Minister for Planning and Development Ahsan Iqbal, speaking at a news briefing, criticized the current NFC formula, stating that it heavily relies on population and actually encourages population growth. The minister highlighted the challenges faced in conducting an accurate census, particularly in Sindh and Balochistan, where there are significant urban-rural and Baloch-Pakhtun divides. Each segment seeks to inflate its population to gain more influence in matters of employment, finance, and representation.
These remarks were made during a meeting discussing the recently concluded seventh population census. The larger provinces, Punjab and Sindh, requested additional time for census completion, with Punjab demanding five more days and Sindh proposing a grace period of three to four days for re-verification.
Despite the official announcement of fieldwork completion on May 15, it is anticipated that the census process may take longer due to the need for evidence-based justification for data verification and rectification.
The government has been unable to deliver a new NFC award for resource distribution among the center and federation units since the previous award expired in December 2014. Although the constitution mandates a fresh NFC every five years, successive governments have faced challenges in reaching a consensus. The 2009 consensus award faced criticism for allocating a significant portion of resources to the provinces based on population, leaving the center with limited resources to address debt servicing and defense.
Minister Iqbal emphasized the need to delink census data from resource distribution to ensure its authenticity. He cited India as an example, stating that India had separated its population from resource distribution for the past two decades, leading to progress.
Officials reported a population growth of 2.8%, with Sindh experiencing over 3% growth and certain districts in Balochistan, such as Punjgur, showing a growth rate of 22.3%. Islamabad’s capital territory also witnessed a population increase of 2.71%.

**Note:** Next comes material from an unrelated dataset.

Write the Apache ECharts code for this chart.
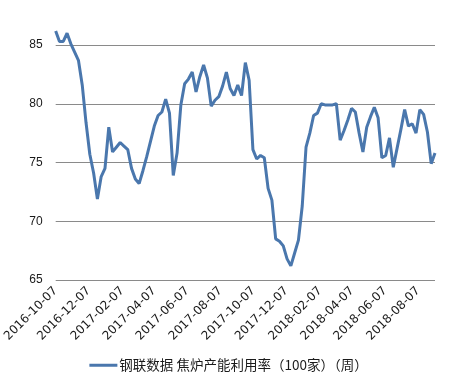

The census commissioner warned that the higher population growth and count would result in a decline in per capita income, potentially pushing the country to lower middle-income status. It would also have adverse effects on foreign direct investment and other social indicators.
Minister Iqbal reiterated the government’s focus on investment in education, health, and population control to ensure equity among citizens. The upcoming budget will center around five key elements: export growth, e-Pakistan, environment, energy, and equity (5Es).
In response to questions, Minister Iqbal mentioned the government’s efforts to address the challenges in the China-Pakistan Economic Corridor (CPEC) caused by mismanagement, incompetence, and delays in Chinese investment. He also provided updates on the ML-1 railway project, stating that it was in advanced stages and financing terms were being negotiated. The project, worth $10 billion, will be undertaken in three phases and span 1,872 kilometers from Karachi to Peshawar.